In any case, there’s one other thing I both want and fear to see in Troilus and Cressida, and that’s how Shakespeare portrays Patroclos. He’s probably my favorite character in the entire Trojan War cycle, so I want to see if Shakespeare got him right, but I’m going to be horrified if he’s portrayed negatively. (Especially because I like Shakespeare as a writer, so if he mutilates characters I love, it almost feels like a personal betrayal. Even though I know that’s a totally absurd statement.) It all depends on his sources. I don’t think Dictys or Dares dealt with the romantic side of the relationship between Achilles and Patroclos, so that should at least prevent any homophobic stereotypes from entering into the portrayal. (I’ve read both Dictys and Dares, but it’s been a while. Well, no, that’s not true. I actually re-read Dares pretty recently, but it’s very short.
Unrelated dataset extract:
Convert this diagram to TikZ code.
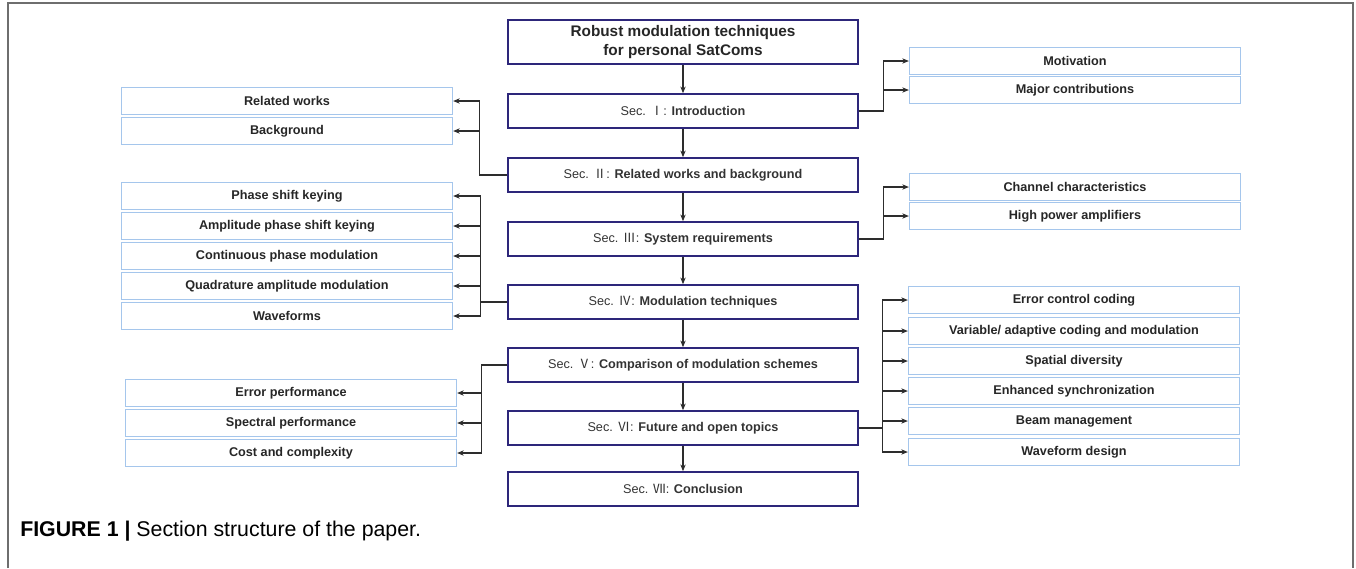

Dictys is much longer, so I’ve only re-read part of it. Because it’s not very good and frustratingly wrong. That’s the one that confused Atreus and Catreus. I mean, yeah, their names are similar, but for cryin’ out loud!)

I feel like I had more to say on the subject, but….I need to stop putting it off and get back to my homework. Bleh. I can’t wait to get this book over and done with.